▸ TASK TO CARRY OUT
Reproduce nothing but the lines from the start of the material through the line that includes "var yTitle = 'TRANSCONDUCTANCE", both ends included, and omit every picture.

▸ RECORDED DATA
☆ ☆ ☆

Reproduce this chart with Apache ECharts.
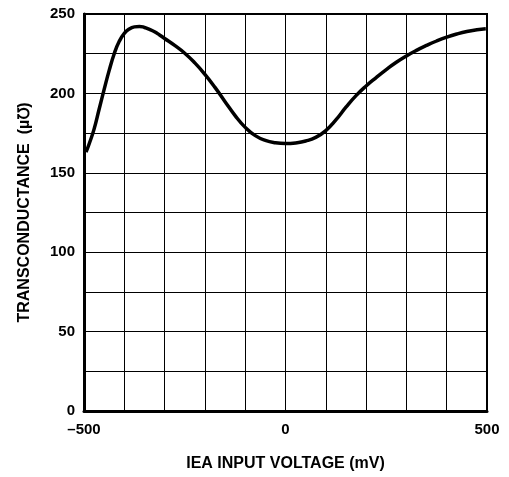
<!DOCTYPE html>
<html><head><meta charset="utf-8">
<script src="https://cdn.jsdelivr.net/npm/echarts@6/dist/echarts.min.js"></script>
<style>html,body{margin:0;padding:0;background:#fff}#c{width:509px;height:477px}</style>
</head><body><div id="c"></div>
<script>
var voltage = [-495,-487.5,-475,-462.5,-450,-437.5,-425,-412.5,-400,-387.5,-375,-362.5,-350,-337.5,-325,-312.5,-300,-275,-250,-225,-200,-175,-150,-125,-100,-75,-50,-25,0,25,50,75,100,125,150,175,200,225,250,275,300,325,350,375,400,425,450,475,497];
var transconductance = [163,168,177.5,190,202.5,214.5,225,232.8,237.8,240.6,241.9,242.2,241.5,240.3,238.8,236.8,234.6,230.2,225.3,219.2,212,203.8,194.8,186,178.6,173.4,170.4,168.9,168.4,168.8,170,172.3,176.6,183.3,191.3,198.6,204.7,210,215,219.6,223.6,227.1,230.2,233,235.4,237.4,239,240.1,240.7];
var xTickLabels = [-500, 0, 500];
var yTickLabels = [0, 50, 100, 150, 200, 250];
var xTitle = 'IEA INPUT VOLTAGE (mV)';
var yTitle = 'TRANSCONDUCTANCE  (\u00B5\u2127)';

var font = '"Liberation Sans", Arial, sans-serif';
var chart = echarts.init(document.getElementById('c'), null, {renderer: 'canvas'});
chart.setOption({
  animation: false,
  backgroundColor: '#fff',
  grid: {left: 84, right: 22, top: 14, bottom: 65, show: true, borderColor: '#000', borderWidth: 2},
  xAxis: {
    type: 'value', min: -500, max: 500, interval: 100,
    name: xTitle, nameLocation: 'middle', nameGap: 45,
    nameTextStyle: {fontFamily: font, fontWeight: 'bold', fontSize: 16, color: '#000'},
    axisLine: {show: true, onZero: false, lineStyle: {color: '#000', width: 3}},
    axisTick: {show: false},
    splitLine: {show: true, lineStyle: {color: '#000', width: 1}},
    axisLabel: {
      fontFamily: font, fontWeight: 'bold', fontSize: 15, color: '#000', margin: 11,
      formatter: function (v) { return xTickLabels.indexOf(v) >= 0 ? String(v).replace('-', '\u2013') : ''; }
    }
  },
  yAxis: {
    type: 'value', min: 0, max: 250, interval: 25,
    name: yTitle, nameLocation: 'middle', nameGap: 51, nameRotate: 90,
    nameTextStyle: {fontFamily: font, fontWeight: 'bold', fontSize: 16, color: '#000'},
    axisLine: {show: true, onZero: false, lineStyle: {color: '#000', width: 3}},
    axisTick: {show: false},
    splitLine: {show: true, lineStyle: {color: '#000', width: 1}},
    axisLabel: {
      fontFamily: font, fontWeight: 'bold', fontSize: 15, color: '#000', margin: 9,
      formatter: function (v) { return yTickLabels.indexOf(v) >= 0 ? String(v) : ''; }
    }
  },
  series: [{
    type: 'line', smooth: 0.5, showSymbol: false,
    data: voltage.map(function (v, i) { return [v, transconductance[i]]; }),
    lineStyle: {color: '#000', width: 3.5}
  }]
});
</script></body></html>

☆ ☆ ☆

▸ RESPONSE TO THE TASK
Reproduce this chart with Apache ECharts.
<!DOCTYPE html>
<html><head><meta charset="utf-8">
<script src="https://cdn.jsdelivr.net/npm/echarts@6/dist/echarts.min.js"></script>
<style>html,body{margin:0;padding:0;background:#fff}#c{width:509px;height:477px}</style>
</head><body><div id="c"></div>
<script>
var voltage = [-495,-487.5,-475,-462.5,-450,-437.5,-425,-412.5,-400,-387.5,-375,-362.5,-350,-337.5,-325,-312.5,-300,-275,-250,-225,-200,-175,-150,-125,-100,-75,-50,-25,0,25,50,75,100,125,150,175,200,225,250,275,300,325,350,375,400,425,450,475,497];
var transconductance = [163,168,177.5,190,202.5,214.5,225,232.8,237.8,240.6,241.9,242.2,241.5,240.3,238.8,236.8,234.6,230.2,225.3,219.2,212,203.8,194.8,186,178.6,173.4,170.4,168.9,168.4,168.8,170,172.3,176.6,183.3,191.3,198.6,204.7,210,215,219.6,223.6,227.1,230.2,233,235.4,237.4,239,240.1,240.7];
var xTickLabels = [-500, 0, 500];
var yTickLabels = [0, 50, 100, 150, 200, 250];
var xTitle = 'IEA INPUT VOLTAGE (mV)';
var yTitle = 'TRANSCONDUCTANCE  (\u00B5\u2127)';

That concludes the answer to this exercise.